Set task >>
Set down each line of the material that follows, exactly, with no pictures.

Data excerpt >>
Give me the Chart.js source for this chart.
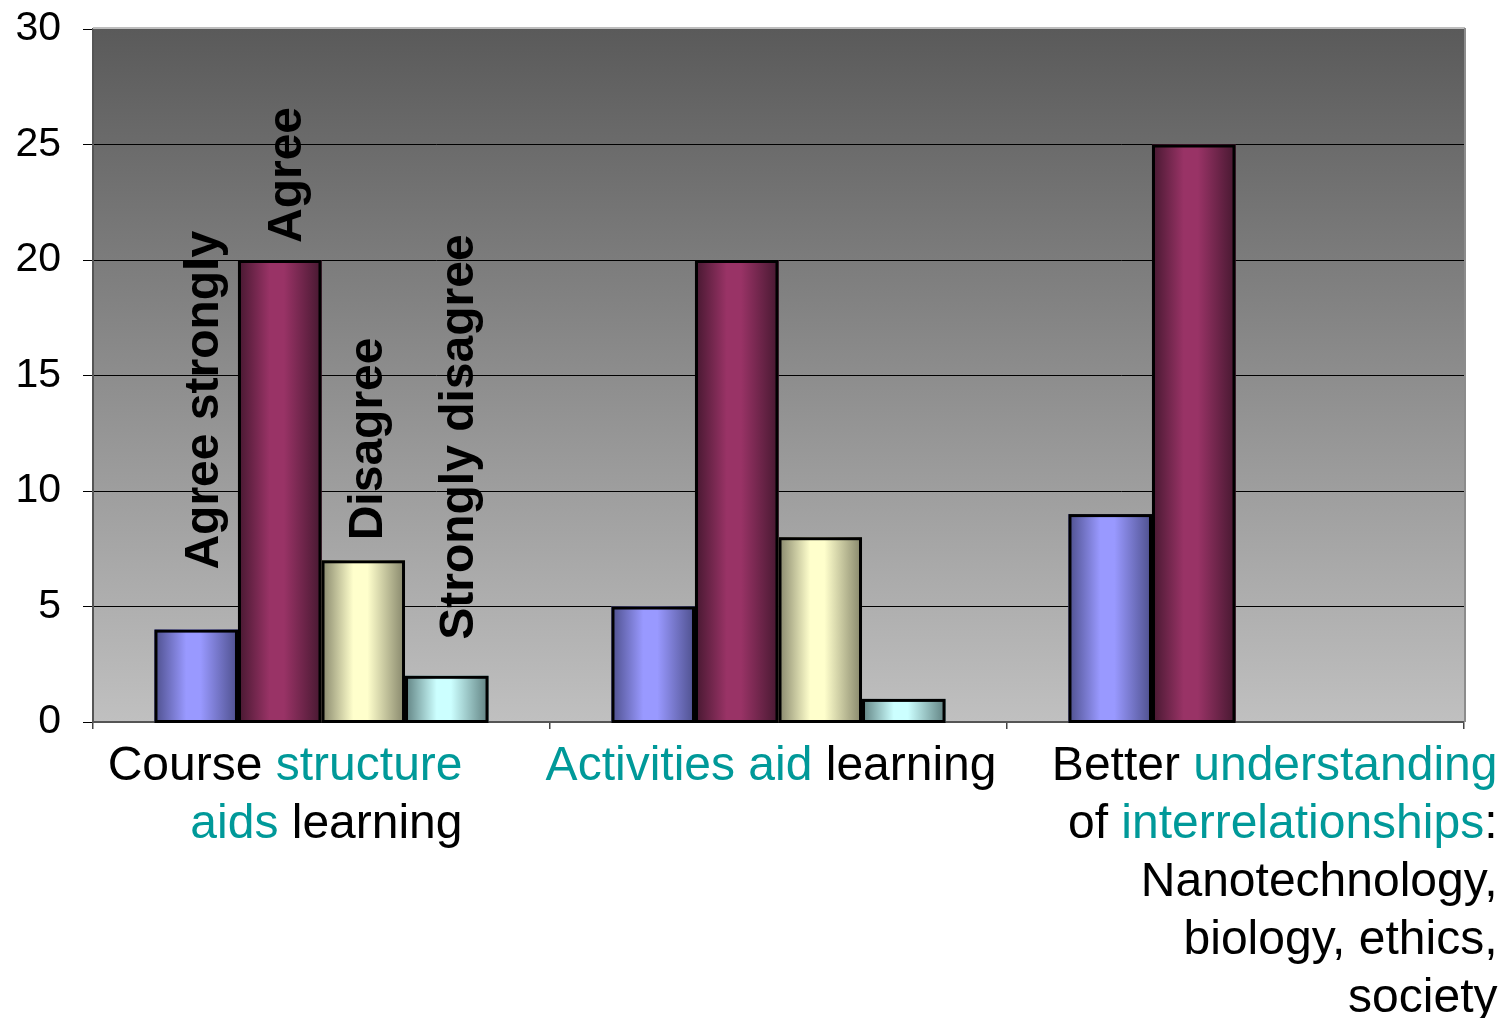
<!DOCTYPE html>
<html>
<head>
<meta charset="utf-8">
<script src="https://cdn.jsdelivr.net/npm/chart.js@4/dist/chart.umd.min.js"></script>
<style>
  html, body { margin: 0; padding: 0; background: #fff; }
  canvas { display: block; }
</style>
</head>
<body>
<canvas id="chartSurvey" width="1505" height="1018"></canvas>
<script>
// words in {braces} are the highlighted ones in the category captions
const categoryLines = [
    ['Course {structure}', '{aids} learning'],
    ['{Activities aid} learning'],
    ['Better {understanding}', 'of {interrelationships}:', 'Nanotechnology,', 'biology, ethics,', 'society']
];
const seriesNames = ['Agree strongly', 'Agree', 'Disagree', 'Strongly disagree'];
const agreeStrongly    = [4, 5, 9];
const agree            = [20, 20, 25];
const disagree         = [7, 8, null];
const stronglyDisagree = [2, 1, null];
const yTicks = [0, 5, 10, 15, 20, 25, 30];

const FONT = "'Liberation Sans', Arial, sans-serif";
const TEAL = '#009999';
// [dark edge, light middle] per series
const shades = [
    ['#4d4f8c', '#9999ff'],
    ['#461830', '#993366'],
    ['#85856a', '#ffffcc'],
    ['#5f8080', '#ccffff']
];

const plotBackground = {
    id: 'plotBackground',
    beforeDraw(chart) {
        const { ctx, chartArea: a } = chart;
        const g = ctx.createLinearGradient(0, a.top, 0, a.bottom);
        g.addColorStop(0, '#5a5a5a');
        g.addColorStop(1, '#c0c0c0');
        ctx.save();
        ctx.fillStyle = g;
        ctx.fillRect(a.left, a.top, a.right - a.left, a.bottom - a.top);
        ctx.restore();
    },
    afterDraw(chart) {
        const { ctx, chartArea: a } = chart;
        ctx.save();
        ctx.lineWidth = 2;
        ctx.strokeStyle = '#bdbdbd';
        ctx.beginPath(); ctx.moveTo(a.left, a.top - 1); ctx.lineTo(a.right + 1, a.top - 1); ctx.stroke();
        ctx.strokeStyle = '#8c8c8c';
        ctx.beginPath(); ctx.moveTo(a.right + 1, a.top - 1); ctx.lineTo(a.right + 1, a.bottom); ctx.stroke();
        ctx.restore();
    }
};

const shadedBars = {
    id: 'shadedBars',
    afterDatasetsDraw(chart) {
        const ctx = chart.ctx;
        ctx.save();
        chart.data.datasets.forEach((ds, di) => {
            const meta = chart.getDatasetMeta(di);
            meta.data.forEach((el, i) => {
                if (ds.data[i] == null) return;
                const { x, y, base, width } = el.getProps(['x', 'y', 'base', 'width'], true);
                const left = x - width / 2;
                const g = ctx.createLinearGradient(left, 0, left + width, 0);
                g.addColorStop(0, shades[di][0]);
                g.addColorStop(0.38, shades[di][1]);
                g.addColorStop(0.55, shades[di][1]);
                g.addColorStop(1, shades[di][0]);
                ctx.fillStyle = g;
                ctx.fillRect(left, y, width, base - y);
                ctx.lineWidth = 3;
                ctx.strokeStyle = '#000';
                ctx.strokeRect(left + 1.5, y + 1.5, width - 3, base - y - 1.5);
            });
        });
        ctx.restore();
    }
};

// series names written upright over the first group of bars
const seriesCaptions = {
    id: 'seriesCaptions',
    afterDatasetsDraw(chart) {
        const ctx = chart.ctx;
        const dx = [22, 21, 19, 26];
        const dy = [60, 17, 20, 36];
        ctx.save();
        ctx.font = 'bold 48px ' + FONT;
        ctx.fillStyle = '#000';
        ctx.textAlign = 'left';
        ctx.textBaseline = 'alphabetic';
        seriesNames.forEach((name, di) => {
            const el = chart.getDatasetMeta(di).data[0];
            const { x, y } = el.getProps(['x', 'y'], true);
            ctx.save();
            ctx.translate(x + dx[di], y - dy[di]);
            ctx.rotate(-Math.PI / 2);
            ctx.fillText(name, 0, 0);
            ctx.restore();
        });
        ctx.restore();
    }
};

const categoryCaptions = {
    id: 'categoryCaptions',
    afterDraw(chart) {
        const ctx = chart.ctx;
        const xs = chart.scales.x;
        const rightOffset = [141, 218, 262];
        ctx.save();
        ctx.font = '48px ' + FONT;
        ctx.textAlign = 'left';
        ctx.textBaseline = 'alphabetic';
        categoryLines.forEach((lines, ci) => {
            const right = xs.getPixelForValue(ci) + rightOffset[ci];
            lines.forEach((line, li) => {
                const parts = line.split(/(\{[^}]*\})/).filter(p => p.length);
                const segs = parts.map(p => p.startsWith('{')
                    ? { text: p.slice(1, -1), color: TEAL }
                    : { text: p, color: '#000' });
                const total = segs.reduce((w, s) => w + ctx.measureText(s.text).width, 0);
                let x = right - total;
                const y = 780 + li * 58;
                segs.forEach(s => {
                    ctx.fillStyle = s.color;
                    ctx.fillText(s.text, x, y);
                    x += ctx.measureText(s.text).width;
                });
            });
        });
        ctx.restore();
    }
};

const ctx = document.getElementById('chartSurvey').getContext('2d');
new Chart(ctx, {
    type: 'bar',
    data: {
        labels: categoryLines.map(l => l.join(' ').replace(/[{}]/g, '')),
        datasets: [
            { label: seriesNames[0], data: agreeStrongly,    backgroundColor: shades[0][1] },
            { label: seriesNames[1], data: agree,            backgroundColor: shades[1][1] },
            { label: seriesNames[2], data: disagree,         backgroundColor: shades[2][1] },
            { label: seriesNames[3], data: stronglyDisagree, backgroundColor: shades[3][1] }
        ]
    },
    options: {
        responsive: false,
        animation: false,
        devicePixelRatio: 1,
        categoryPercentage: 0.731,
        barPercentage: 1,
        layout: { padding: { top: 29, right: 41, left: 0, bottom: 0 } },
        plugins: { legend: { display: false }, tooltip: { enabled: false } },
        scales: {
            x: {
                ticks: { display: false },
                grid: { offset: true, drawOnChartArea: false, color: '#444', tickLength: 7, lineWidth: 1.5 },
                border: { color: '#555', width: 2 },
                afterFit: s => { s.height = 296; s.paddingLeft = 0; s.paddingRight = 0; }
            },
            y: {
                min: 0,
                max: 30,
                afterBuildTicks: s => { s.ticks = yTicks.map(v => ({ value: v })); },
                ticks: { color: '#000', font: { family: FONT, size: 41 }, padding: 22 },
                grid: {
                    color: c => (c.tick && c.tick.value === 30) ? 'rgba(0,0,0,0)' : '#000',
                    tickColor: '#000',
                    tickLength: 10,
                    lineWidth: 1
                },
                border: { color: '#555', width: 2 },
                afterFit: s => { s.width = 93; s.paddingTop = 0; s.paddingBottom = 0; }
            }
        }
    },
    plugins: [plotBackground, shadedBars, seriesCaptions, categoryCaptions]
});
</script>
</body>
</html>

Exercise solution >>
Give me the Chart.js source for this chart.
<!DOCTYPE html>
<html>
<head>
<meta charset="utf-8">
<script src="https://cdn.jsdelivr.net/npm/chart.js@4/dist/chart.umd.min.js"></script>
<style>
  html, body { margin: 0; padding: 0; background: #fff; }
  canvas { display: block; }
</style>
</head>
<body>
<canvas id="chartSurvey" width="1505" height="1018"></canvas>
<script>
// words in {braces} are the highlighted ones in the category captions
const categoryLines = [
    ['Course {structure}', '{aids} learning'],
    ['{Activities aid} learning'],
    ['Better {understanding}', 'of {interrelationships}:', 'Nanotechnology,', 'biology, ethics,', 'society']
];
const seriesNames = ['Agree strongly', 'Agree', 'Disagree', 'Strongly disagree'];
const agreeStrongly    = [4, 5, 9];
const agree            = [20, 20, 25];
const disagree         = [7, 8, null];
const stronglyDisagree = [2, 1, null];
const yTicks = [0, 5, 10, 15, 20, 25, 30];

const FONT = "'Liberation Sans', Arial, sans-serif";
const TEAL = '#009999';
// [dark edge, light middle] per series
const shades = [
    ['#4d4f8c', '#9999ff'],
    ['#461830', '#993366'],
    ['#85856a', '#ffffcc'],
    ['#5f8080', '#ccffff']
];

const plotBackground = {
    id: 'plotBackground',
    beforeDraw(chart) {
        const { ctx, chartArea: a } = chart;
        const g = ctx.createLinearGradient(0, a.top, 0, a.bottom);
        g.addColorStop(0, '#5a5a5a');
        g.addColorStop(1, '#c0c0c0');
        ctx.save();
        ctx.fillStyle = g;
        ctx.fillRect(a.left, a.top, a.right - a.left, a.bottom - a.top);
        ctx.restore();
    },
    afterDraw(chart) {
        const { ctx, chartArea: a } = chart;
        ctx.save();
        ctx.lineWidth = 2;
        ctx.strokeStyle = '#bdbdbd';
        ctx.beginPath(); ctx.moveTo(a.left, a.top - 1); ctx.lineTo(a.right + 1, a.top - 1); ctx.stroke();
        ctx.strokeStyle = '#8c8c8c';
        ctx.beginPath(); ctx.moveTo(a.right + 1, a.top - 1); ctx.lineTo(a.right + 1, a.bottom); ctx.stroke();
        ctx.restore();
    }
};

const shadedBars = {
    id: 'shadedBars',
    afterDatasetsDraw(chart) {
        const ctx = chart.ctx;
        ctx.save();
        chart.data.datasets.forEach((ds, di) => {
            const meta = chart.getDatasetMeta(di);
            meta.data.forEach((el, i) => {
                if (ds.data[i] == null) return;
                const { x, y, base, width } = el.getProps(['x', 'y', 'base', 'width'], true);
                const left = x - width / 2;
                const g = ctx.createLinearGradient(left, 0, left + width, 0);
                g.addColorStop(0, shades[di][0]);
                g.addColorStop(0.38, shades[di][1]);
                g.addColorStop(0.55, shades[di][1]);
                g.addColorStop(1, shades[di][0]);
                ctx.fillStyle = g;
                ctx.fillRect(left, y, width, base - y);
                ctx.lineWidth = 3;
                ctx.strokeStyle = '#000';
                ctx.strokeRect(left + 1.5, y + 1.5, width - 3, base - y - 1.5);
            });
        });
        ctx.restore();
    }
};

// series names written upright over the first group of bars
const seriesCaptions = {
    id: 'seriesCaptions',
    afterDatasetsDraw(chart) {
        const ctx = chart.ctx;
        const dx = [22, 21, 19, 26];
        const dy = [60, 17, 20, 36];
        ctx.save();
        ctx.font = 'bold 48px ' + FONT;
        ctx.fillStyle = '#000';
        ctx.textAlign = 'left';
        ctx.textBaseline = 'alphabetic';
        seriesNames.forEach((name, di) => {
            const el = chart.getDatasetMeta(di).data[0];
            const { x, y } = el.getProps(['x', 'y'], true);
            ctx.save();
            ctx.translate(x + dx[di], y - dy[di]);
            ctx.rotate(-Math.PI / 2);
            ctx.fillText(name, 0, 0);
            ctx.restore();
        });
        ctx.restore();
    }
};

const categoryCaptions = {
    id: 'categoryCaptions',
    afterDraw(chart) {
        const ctx = chart.ctx;
        const xs = chart.scales.x;
        const rightOffset = [141, 218, 262];
        ctx.save();
        ctx.font = '48px ' + FONT;
        ctx.textAlign = 'left';
        ctx.textBaseline = 'alphabetic';
        categoryLines.forEach((lines, ci) => {
            const right = xs.getPixelForValue(ci) + rightOffset[ci];
            lines.forEach((line, li) => {
                const parts = line.split(/(\{[^}]*\})/).filter(p => p.length);
                const segs = parts.map(p => p.startsWith('{')
                    ? { text: p.slice(1, -1), color: TEAL }
                    : { text: p, color: '#000' });
                const total = segs.reduce((w, s) => w + ctx.measureText(s.text).width, 0);
                let x = right - total;
                const y = 780 + li * 58;
                segs.forEach(s => {
                    ctx.fillStyle = s.color;
                    ctx.fillText(s.text, x, y);
                    x += ctx.measureText(s.text).width;
                });
            });
        });
        ctx.restore();
    }
};

const ctx = document.getElementById('chartSurvey').getContext('2d');
new Chart(ctx, {
    type: 'bar',
    data: {
        labels: categoryLines.map(l => l.join(' ').replace(/[{}]/g, '')),
        datasets: [
            { label: seriesNames[0], data: agreeStrongly,    backgroundColor: shades[0][1] },
            { label: seriesNames[1], data: agree,            backgroundColor: shades[1][1] },
            { label: seriesNames[2], data: disagree,         backgroundColor: shades[2][1] },
            { label: seriesNames[3], data: stronglyDisagree, backgroundColor: shades[3][1] }
        ]
    },
    options: {
        responsive: false,
        animation: false,
        devicePixelRatio: 1,
        categoryPercentage: 0.731,
        barPercentage: 1,
        layout: { padding: { top: 29, right: 41, left: 0, bottom: 0 } },
        plugins: { legend: { display: false }, tooltip: { enabled: false } },
        scales: {
            x: {
                ticks: { display: false },
                grid: { offset: true, drawOnChartArea: false, color: '#444', tickLength: 7, lineWidth: 1.5 },
                border: { color: '#555', width: 2 },
                afterFit: s => { s.height = 296; s.paddingLeft = 0; s.paddingRight = 0; }
            },
            y: {
                min: 0,
                max: 30,
                afterBuildTicks: s => { s.ticks = yTicks.map(v => ({ value: v })); },
                ticks: { color: '#000', font: { family: FONT, size: 41 }, padding: 22 },
                grid: {
                    color: c => (c.tick && c.tick.value === 30) ? 'rgba(0,0,0,0)' : '#000',
                    tickColor: '#000',
                    tickLength: 10,
                    lineWidth: 1
                },
                border: { color: '#555', width: 2 },
                afterFit: s => { s.width = 93; s.paddingTop = 0; s.paddingBottom = 0; }
            }
        }
    },
    plugins: [plotBackground, shadedBars, seriesCaptions, categoryCaptions]
});
</script>
</body>
</html>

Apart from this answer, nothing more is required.